What did you set max_lines to? If you have a file output it's easy to see if it stops in the same place each time and, if so, if there's something wrong with the input that follows.


#10

My XML files are like this:

<level1 property1a="x" property1b="x">
  <level2 property2="y" property2b="x">
    <level3 property3="x" property2b="x">
    </level3>
  </level2>
</level1>

<level1> tag could span over 50000+ rows. My max_lines during the last Logstash runs was 10000.

If needed, I could set the multiline to work on level2 (which is significantly smaller, about 100 rows, but then I'm losing property1 values.


(Magnus Bäck) #11

10k lines shouldn't cause the heap to balloon so there's something fishy here.
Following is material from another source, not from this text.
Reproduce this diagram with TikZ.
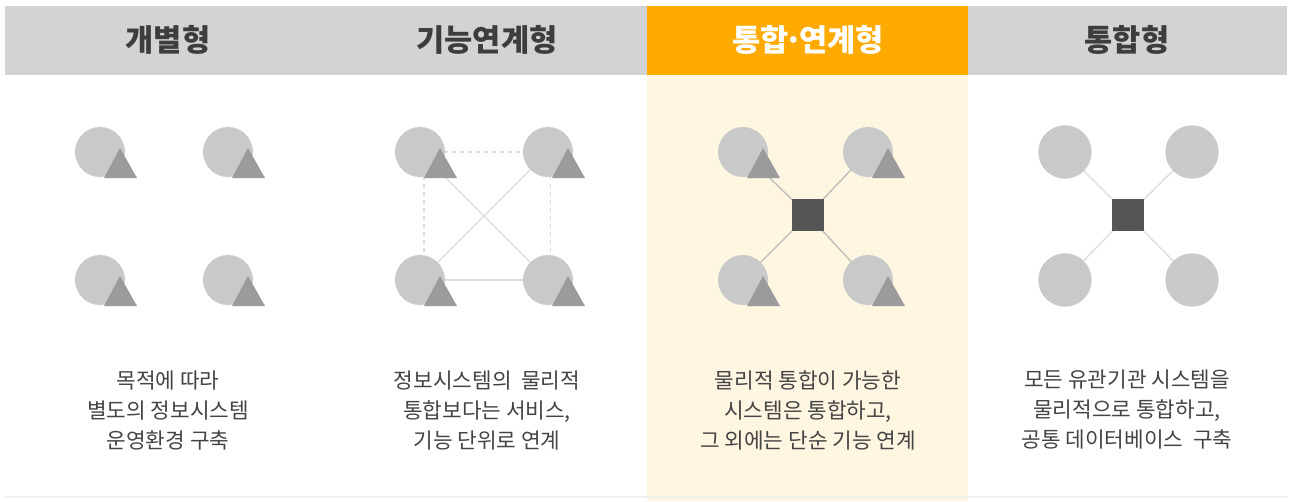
\documentclass[tikz,border=0pt]{standalone}
\usepackage{fontspec}
\setmainfont{Noto Sans CJK KR}
\usepackage{tikz}
\usetikzlibrary{calc, positioning, backgrounds}
\definecolor{hdrGray}{RGB}{211,211,211}
\definecolor{hdrOrange}{RGB}{255,170,0}
\definecolor{cream}{RGB}{255,246,226}
\definecolor{circC}{RGB}{201,201,201}
\definecolor{triC}{RGB}{155,155,155}
\definecolor{hubC}{RGB}{85,85,85}
\definecolor{linkC}{RGB}{221,221,221}
\definecolor{txtC}{RGB}{68,68,68}

\begin{document}
\begin{tikzpicture}[x=0.75pt, y=-0.75pt,
    hdr/.style={font=\fontsize{23}{26}\selectfont\bfseries, text=txtC!90!black},
    hdrsel/.style={hdr, text=white},
    sys/.style={circle, fill=circC, minimum size=37.5pt, inner sep=0pt},
    hub/.style={rectangle, fill=hubC, minimum size=24pt, inner sep=0pt},
    tri/.style={fill=triC},
    link/.style={draw=linkC, line width=1pt},
    dlink/.style={link, dashed},
    desc/.style={font=\fontsize{16}{22.5}\selectfont, text=txtC, align=center}]
  \useasboundingbox (0,0) rectangle (1291,501);
  % Fondos
  \begin{pgfonlayer}{background}
    \fill[white] (0,0) rectangle (1291,501);
    \fill[cream] (647,75) rectangle (968,501);
    \fill[hdrGray] (5,6) rectangle (1287,75);
    \fill[hdrOrange] (647,6) rectangle (968,75);
    \draw[black!6, line width=1pt] (5,497) -- (1287,497);
  \end{pgfonlayer}
  % Encabezados
  \node[hdr]    (h1) at (168,40)  {개별형};
  \node[hdr]    (h2) at (487,40)  {기능연계형};
  \node[hdrsel] (h3) at (808,40)  {통합\kern-3pt·\kern-3pt연계형};
  \node[hdr]    (h4) at (1127,40) {통합형};
  % Columna 1: 개별형
  \node[sys] (a1) at (100,152) {};
  \node[sys] (a2) at (228,152) {};
  \node[sys] (a3) at (100,280) {};
  \node[sys] (a4) at (228,280) {};
  % Columna 2: 기능연계형
  \node[sys] (b1) at (420,152) {};
  \node[sys] (b2) at (548,152) {};
  \node[sys] (b3) at (420,280) {};
  \node[sys] (b4) at (548,280) {};
  \begin{pgfonlayer}{background}
    \draw[dlink] (b1.center) -- (b2.center);
    \draw[dlink] ([xshift=3pt]b1.center) -- ([xshift=3pt]b3.center);
    \draw[dlink] ([xshift=2pt]b2.center) -- ([xshift=2pt]b4.center);
    \draw[link]  (b3.center) -- (b4.center);
    \draw[link]  (b1.center) -- (b4.center);
    \draw[link]  (b2.center) -- (b3.center);
  \end{pgfonlayer}
  % Columna 3: 통합·연계형
  \node[sys] (c1) at (743,152) {};
  \node[sys] (c2) at (868,152) {};
  \node[sys] (c3) at (743,280) {};
  \node[sys] (c4) at (868,280) {};
  \node[hub] (ch) at (808,215) {};
  \begin{pgfonlayer}{background}
    \draw[link, draw=linkC!85!black] (c1.center) -- (ch.center) -- (c4.center);
    \draw[link, draw=linkC!85!black] (c2.center) -- (ch.center) -- (c3.center);
  \end{pgfonlayer}
  % Columna 4: 통합형
  \node[sys, minimum size=40pt] (d1) at (1065,152) {};
  \node[sys, minimum size=40pt] (d2) at (1192,152) {};
  \node[sys, minimum size=40pt] (d3) at (1065,280) {};
  \node[sys, minimum size=40pt] (d4) at (1192,280) {};
  \node[hub] (dh) at (1128,215) {};
  \begin{pgfonlayer}{background}
    \draw[link] (d1.center) -- (dh.center) -- (d4.center);
    \draw[link] (d2.center) -- (dh.center) -- (d3.center);
  \end{pgfonlayer}
  % Triangulos
  \foreach \n in {a1,a2,a3,a4,b1,b2,b3,b4,c1,c2,c3,c4}
    \fill[tri] ($(\n)+(20,-4)$) -- ($(\n)+(4,26)$) -- ($(\n)+(37,26)$) -- cycle;
  % Descripciones
  \node[desc] (t1) at (168,410)  {목적에 따라\\별도의 정보시스템\\운영환경 구축};
  \node[desc] (t2) at (487,410)  {정보시스템의 \ 물리적\\통합보다는 서비스,\\기능 단위로 연계};
  \node[desc] (t3) at (808,410)  {물리적 통합이 가능한\\시스템은 통합하고,\\그 외에는 단순 기능 연계};
  \node[desc] (t4) at (1127,410) {모든 유관기관 시스템을\\물리적으로 통합하고,\\공통 데이터베이스 \ 구축};
\end{tikzpicture}
\end{document}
Have you verified that the XML parser can cope with XML documents containing >50k elements? I'd be more worried about that.


#12

Hi @magnusbaeck, how to check if the XML parser can cope with XML documents containing >50k elements?

Thank you :blush:


(Magnus Bäck) #13

I'm not sure how to go about it. I'd perhaps try writing a small Ruby script that uses the same XML parser to load one of your files. Then you could easily get it to slurp a large file in one bite and you get a chance at checking its memory characteristics.


#14

Hi @magnusbaeck, I hope I'll be able to do what you are suggesting me and I really thank you for your time.

Please consider though that my Logstash configuration involves a split filter also. I don't know at this point if this matters.

While the XML is like my previous example, in my Logstash configuration I'm splitting one of the levels (the huge one) like this:

filter {
  xml {
    source => "message"
    store_xml => "false"
    remove_namespaces => "true"
    xpath => ["level1/level2/level3", "level3"]
  }
  mutate {remove_field => ["message"]}
  if [level3][1] {split {field => "[level3]"}} #this is because I want only one level3 item per event
  xml {
    source => "level3"
    store_xml => "false"
    [...] #the rest of the story

Is the split filter safe in this context (it could generate thousands of events)?
Otherwise the only viable option I see would be to reduce the length of my XML files via a script outside Logstash and then parsing them.


(Magnus Bäck) #15

I don't know the code well enough to be able to say something authoritatively. You'll have you try it out. Over and out.


#16

Indeed :smiley:

May I thank you again for your time!


(system) #17

This topic was automatically closed 28 days after the last reply. New replies are no longer allowed.